Die Skeptiker, die es damals auch gab, haben leider Recht behalten. Bestimmte Punkte wie etwa die Menschenrechte auszusparen und für die fünfjährige Übergangsphase aufzuheben, war ein Fehler und gab den Gegnern des Abkommens Zeit, dieses zu unterhöhlen. 

Was meinen Sie damit?

1994 tötete ein rechtsgerichteter Siedler, Baruch Goldstein, 29 Palästinenser in der Moschee in Hebron. Die Hamas verübte daraufhin schreckliche Selbstmordbombenattentate gegen israe­lische Zivilisten. Dann kam der verhängnisvolle 4. November 1995, als Yigal Amir aus dem rechten Lager Premierminister Rabin in der Absicht ermordete, den Friedensprozess zu beenden. Rückblickend hatte er damit Erfolg. Er zerstörte die Führung, die willens und fähig gewesen wäre, den Prozess voranzubringen. 

Dann kam die zweite Intifada … 

… die viel heftiger, gewaltsamer war als die erste. Das führte zu einem Vertrauensverlust auf beiden Seiten. All die Mensch-zu-Mensch-Kontakte, die sich zwischen 1993 und 1999 entwickelt hatten, wurden beendet. Aufgrund der Selbstmordattentate beschloss man, die Trennbarriere zwischen Israel und dem West-Jordanland zu bauen.

Von Friedensprozess kann derzeit keine Rede sein. Woher nehmen Sie die Kraft, sich weiterhin für Dialog einzusetzen?

Es gibt keine Alternative. Es ist ein existenzielles Bedürfnis bei Israelis und Palästinenser, eine Lösung zu suchen, um unserer zukünftigen Generationen, unserer Kinder und Enkel, willen. Meine Arbeit bei der einzigen israelisch-palästinensischen Publikation heißt: Ich bin an der Front, wo man nach Lösungen sucht. Ich bin aktiv und ergreife die Initiative. Gemeinsam mit israelischen und palästinensischen Kollegen versuchen wir, die Lage zu verstehen, Strategien zu entwickeln und Antworten zu finden auf die Frage, wie wir die derzeitige Sackgasse verlassen und vorwärtskommen können. Genau diese Aktivität verleiht mir Energie. Außerdem bin ich ja nicht allein. Bei PIJ sind wir 15 israelische und 15 palästinensische Kollegen im Redaktionsrat. 

Woher erwächst Hoffnung?

Im November gibt es Zwischenwahlen in den Vereinigten Staaten. Da besteht die ernsthafte Hoffnung, dass die Demokraten die Mehrheit im Kongress und vielleicht auch im Senat erringen. Das wäre eine Botschaft des Politikwechsels an Donald Trump, an Premier Benjamin Netan­yahu sowie an die Staatengemeinschaft. Das hieße auch: ein Ende des Blankoschecks für den Siedlungsbau. 
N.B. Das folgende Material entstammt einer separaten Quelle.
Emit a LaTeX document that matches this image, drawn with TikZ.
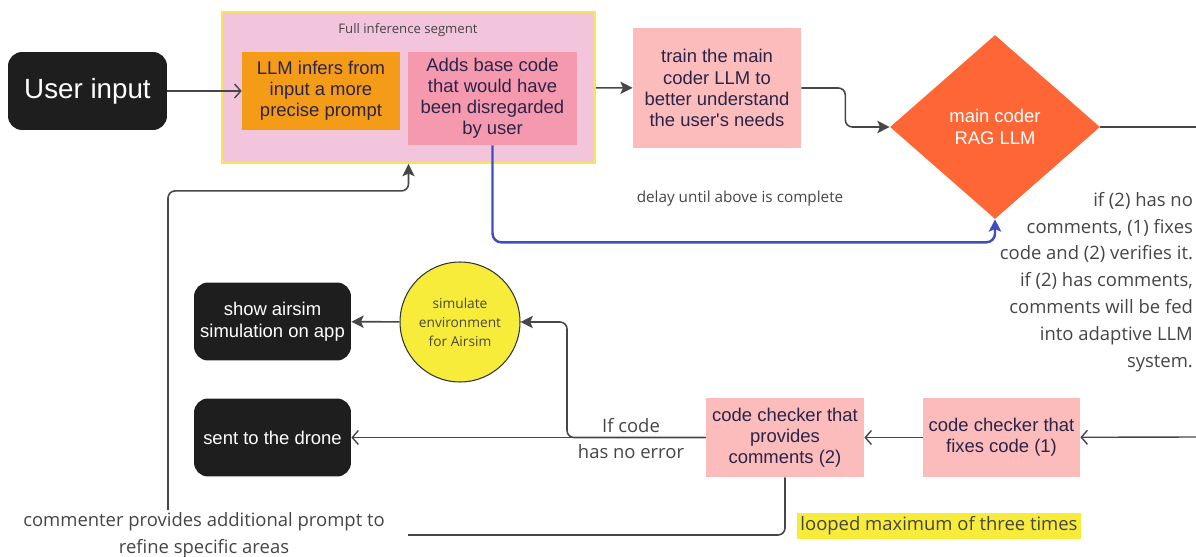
\documentclass[tikz,border=0pt]{standalone}
\usepackage{fontspec}
\setmainfont{Liberation Sans}
\newfontfamily\notefont{Open Sans}
\usepackage{xcolor}
\usetikzlibrary{positioning, arrows.meta, shapes.geometric}
\definecolor{cInk}{HTML}{2B2448}
\definecolor{cLine}{HTML}{474747}
\definecolor{cNote}{HTML}{454545}
\definecolor{cBlack}{HTML}{1E1E1E}
\definecolor{cSeg}{HTML}{F3C5DD}
\definecolor{cSegRim}{HTML}{FBE45A}
\definecolor{cOrange}{HTML}{F49B17}
\definecolor{cRose}{HTML}{F599AE}
\definecolor{cSalmon}{HTML}{FBBCBB}
\definecolor{cCoder}{HTML}{FE6636}
\definecolor{cBlue}{HTML}{3E4DC0}
\definecolor{cSun}{HTML}{F8EC3B}
\definecolor{cOlive}{HTML}{4A4A3A}

\begin{document}
\begin{tikzpicture}[x=0.02cm, y=-0.02cm,
      box/.style={fill=cSalmon, text=cInk, align=center, inner sep=2pt,
                  minimum width=3.16cm, minimum height=1.58cm,
                  font=\fontsize{10.5}{12}\selectfont},
      term/.style={fill=cBlack, text=white, rounded corners=8pt, align=center,
                   minimum width=3.14cm, minimum height=1.56cm,
                   font=\fontsize{10.5}{12.3}\selectfont},
      note/.style={text=cNote, align=center, inner sep=1pt,
                   font=\notefont\fontsize{10.5}{15.3}\selectfont},
      arr/.style={-{Stealth[length=7pt, width=7pt, inset=1.5pt]}, line width=0.9pt, cLine},
      arro/.style={-{Straight Barb[length=3.5pt, width=8pt]}, line width=0.8pt, cLine}
    ]
    \useasboundingbox (0,0) rectangle (1196,557);
    % inference segment
    \node[box, fill=cSeg, draw=cSegRim, line width=1.1pt, minimum width=7.46cm, minimum height=3.02cm] (seg) at (408.5,87.5) {};
    \node[note, font=\notefont\fontsize{7.5}{9}\selectfont] (seglbl) at (408,30) {Full inference segment};
    \node[term, font=\fontsize{15.8}{18}\selectfont, minimum width=3.18cm] (user) at (87.5,91) {User input};
    \node[box, fill=cOrange, minimum height=1.56cm] (infer) at (321,91) {LLM infers from\\input a more\\precise prompt};
    \node[box, fill=cRose, minimum width=3.38cm, minimum height=1.86cm] (base) at (492.5,98.5) {Adds base code\\that would have\\been disregarded\\by user};
    \node[box, minimum width=3.36cm, minimum height=2.4cm] (train) at (717,88) {train the main\\coder LLM to\\better understand\\the user\textquotesingle s needs};
    \node[diamond, fill=cCoder, text=white, aspect=1.14, inner sep=0pt, align=center,
          minimum width=4.2cm, minimum height=3.68cm, font=\fontsize{10.5}{12.3}\selectfont] (coder) at (995,127) {main coder\\RAG LLM};
    \node[note, font=\notefont\fontsize{8.7}{10}\selectfont] (delay) at (740,199) {delay until above is complete};
    \node[note, align=right, anchor=east] (rule) at (1195,282) {if (2) has no\\comments, (1) fixes\\code and (2) verifies it.\\if (2) has comments,\\comments will be fed\\into adaptive LLM\\system.};
    % outputs
    \node[term] (show) at (272.5,321.5) {show airsim\\simulation on app};
    \node[circle, fill=cSun, draw=black!80, line width=0.6pt, minimum size=2.4cm, inner sep=0pt,
          align=center, text=cOlive, font=\notefont\fontsize{7.8}{10.8}\selectfont] (sim) at (460,322) {simulate\\environment\\for Airsim};
    \node[term] (drone) at (272.5,437.5) {sent to the drone};
    % checkers
    \node[box] (chk2) at (785,437.5) {code checker that\\provides\\comments (2)};
    \node[box, minimum width=3.14cm] (chk1) at (1001.5,437.5) {code checker that\\fixes code (1)};
    \node[note] (nerr) at (631,438.5) {If code\\has no error};
    \node[note, fill=cSun, inner sep=2pt] (loop) at (939,526) {looped maximum of three times};
    \node[note] (comment) at (204,535) {commenter provides additional prompt to\\refine specific areas};
    \coordinate (outR) at (1196,127);
    \coordinate (inR) at (1196,437);
    \coordinate (bend) at (567,322);
    \coordinate (loopend) at (408,535);
    % connectors
    \draw[arro] (user) -- (infer);
    \draw[arr] (seg) -- (train);
    \draw[arr, rounded corners=4pt] (train.east) -- ++(44,0) |- (coder.west);
    \draw[cLine, line width=0.9pt] (coder.east) -- (coder.east -| outR);
    \draw[arr, cBlue, line width=1.4pt, rounded corners=5pt] (base.south) |- ([yshift=-0.46cm]coder.south) -- (coder.south);
    \draw[arro] (inR) -- (chk1);
    \draw[arro] (chk1) -- (chk2);
    \draw[arro] (chk2) -- (drone);
    \draw[arr, rounded corners=4pt] (chk2.west) -| (bend) -- (sim.east);
    \draw[arr] (sim) -- (show);
    \draw[cLine, line width=0.9pt, rounded corners=4pt] (chk2.south) |- (loopend);
    \draw[arr, rounded corners=4pt] ([xshift=-0.72cm]comment.north) |- ([yshift=-0.54cm]seg.south) -- (seg.south);
  \end{tikzpicture}
\end{document}
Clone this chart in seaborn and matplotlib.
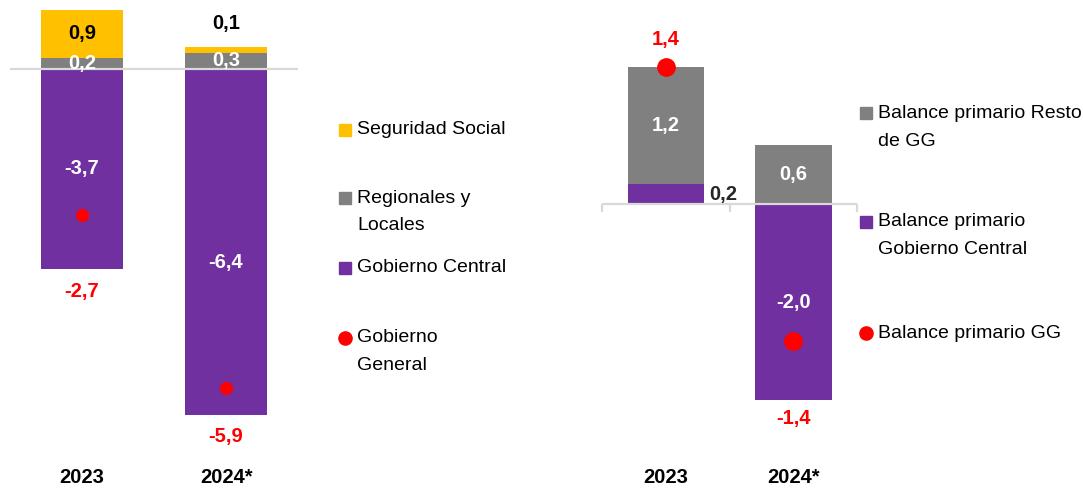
import matplotlib
matplotlib.use("Agg")
import matplotlib.pyplot as plt
from matplotlib.lines import Line2D
import seaborn as sns

years = ["2023", "2024*"]

# Left panel: balance by sub-sector (% of GDP)
seg_social = [0.9, 0.1]
regionales = [0.2, 0.3]
gob_central = [-3.7, -6.4]
gob_general = [-2.7, -5.9]
left_labels = ["Seguridad Social", "Regionales y\nLocales", "Gobierno Central", "Gobierno\nGeneral"]

# Right panel: primary balance
bp_resto = [1.2, 0.6]
bp_central = [0.2, -2.0]
bp_gg = [1.4, -1.4]
right_labels = ["Balance primario Resto\nde GG", "Balance primario\nGobierno Central", "Balance primario GG"]

YELLOW = "#FFC000"
GRAY = "#808080"
PURPLE = "#7030A0"
RED = "#FF0000"
LINE = "#D9D9D9"

W, H = 1083, 488


def fmt(v):
    return f"{v:.1f}".replace(".", ",")


def fig_xy(x, y):
    # pixel position -> figure fraction
    return x / W, 1 - y / H


def bars(ax, vals, color, width):
    sns.barplot(x=years, y=vals, color=color, width=width, saturation=1,
                errorbar=None, linewidth=0, ax=ax)


def label(ax, x, y, txt, color, dx=0, dy=0, ha="center"):
    ax.annotate(txt, (x, y), xytext=(dx, dy), textcoords="offset points",
                ha=ha, va="center", color=color, fontsize=14.5,
                fontweight="bold", zorder=6)


def legend(entries, mx, tx):
    for (txt, color, marker, y) in entries:
        ms = 9.5 if marker == "o" else 9
        fig.add_artist(Line2D([fig_xy(mx, y)[0]], [fig_xy(mx, y)[1]], marker=marker,
                              color=color, markersize=ms, linestyle="none",
                              transform=fig.transFigure))
        for k, line in enumerate(txt.split("\n")):
            fig.text(*fig_xy(tx, y + 28 * k), line, ha="left", va="center",
                     fontsize=14, color="black")


def style_axis(ax, xlim, ylim, pad):
    ax.set_xlim(*xlim)
    ax.set_ylim(*ylim)
    ax.set_yticks([])
    ax.set_xlabel("")
    ax.set_ylabel("")
    for s in ax.spines.values():
        s.set_visible(False)
    ax.tick_params(axis="x", length=0, pad=pad, labelsize=14.5, labelcolor="black")
    for t in ax.get_xticklabels():
        t.set_fontweight("bold")
    ax.axhline(0, color=LINE, lw=1.6, zorder=4)


sns.set_theme(style="white")
plt.rcParams["font.family"] = ["Liberation Sans", "DejaVu Sans"]

fig = plt.figure(figsize=(W / 100, H / 100), dpi=100)
ax1 = fig.add_axes([10 / W, 1 - 460 / H, 288 / W, 460 / H])
ax2 = fig.add_axes([602 / W, 1 - 466 / H, 255 / W, 466 / H])

# ---- left panel: stacked by overlaying cumulative bars
reg_top = [max(c, 0) + r for c, r in zip(gob_central, regionales)]
ss_top = [t + s for t, s in zip(reg_top, seg_social)]
bars(ax1, ss_top, YELLOW, 0.57)
bars(ax1, reg_top, GRAY, 0.57)
bars(ax1, gob_central, PURPLE, 0.57)
sns.stripplot(x=years, y=gob_general, jitter=False, color=RED, size=9.5,
              linewidth=0, ax=ax1, zorder=5)
style_axis(ax1, (-0.5, 1.5), (-(460 - 69) / 54, 69 / 54), pad=6)

central_frac = [0.5, 0.56]
for i in range(len(years)):
    if seg_social[i] >= 0.3:
        label(ax1, i, reg_top[i] + seg_social[i] / 2, fmt(seg_social[i]), "black")
    else:
        label(ax1, i, ss_top[i], fmt(seg_social[i]), "black", dy=17)
    label(ax1, i, reg_top[i] - regionales[i] / 2, fmt(regionales[i]), "white")
    label(ax1, i, gob_central[i] * central_frac[i], fmt(gob_central[i]), "white")
    label(ax1, i, gob_central[i], fmt(gob_general[i]), RED, dy=-16)

# ---- right panel
resto_top = [max(c, 0) + r for c, r in zip(bp_central, bp_resto)]
bars(ax2, resto_top, GRAY, 0.6)
bars(ax2, bp_central, PURPLE, 0.6)
sns.stripplot(x=years, y=bp_gg, jitter=False, color=RED, size=13.5,
              linewidth=0, ax=ax2, zorder=5)
style_axis(ax2, (-0.5, 1.5), (-(466 - 204) / 98, 204 / 98), pad=1.5)
ax2.vlines([-0.5, 0.5, 1.5], -0.085, 0, color=LINE, lw=1.6, zorder=4, clip_on=False)

for i in range(len(years)):
    label(ax2, i, resto_top[i] - bp_resto[i] / 2, fmt(bp_resto[i]), "white")
    if bp_central[i] >= 0.5 or bp_central[i] < 0:
        label(ax2, i, bp_central[i] / 2, fmt(bp_central[i]), "white")
    else:
        label(ax2, i + 0.3, bp_central[i] / 2, fmt(bp_central[i]), "#262626", dx=4, ha="left")
    if bp_gg[i] > 0:
        label(ax2, i, resto_top[i], fmt(bp_gg[i]), RED, dy=20)
    else:
        label(ax2, i, min(bp_central[i], 0), fmt(bp_gg[i]), RED, dy=-13)

# ---- legends
legend([(left_labels[0], YELLOW, "s", 130),
        (left_labels[1], GRAY, "s", 198),
        (left_labels[2], PURPLE, "s", 268),
        (left_labels[3], RED, "o", 338)], 345, 357)
legend([(right_labels[0], GRAY, "s", 113),
        (right_labels[1], PURPLE, "s", 222),
        (right_labels[2], RED, "o", 333)], 866, 878)

fig.savefig("out.png", dpi=100, facecolor="white")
Was wünschen Sie sich von den Deutschen?

Habt keine Angst, euch stärker bei der Konfliktlösung zu engagieren! Vielleicht habt ihr alle möglichen Bedenken. Um unseretwillen rufen wir israelische und palästinensische Friedensaktivisten euch auf, euch einzumischen. Ihr müsst aktiver werden, euch der Besatzung und dem Siedlungsbau zu widersetzen. Helft, dass Wege gefunden werden, damit Israelis und Palästinenser vorwärtskommen. Wir wollen eure Beteiligung.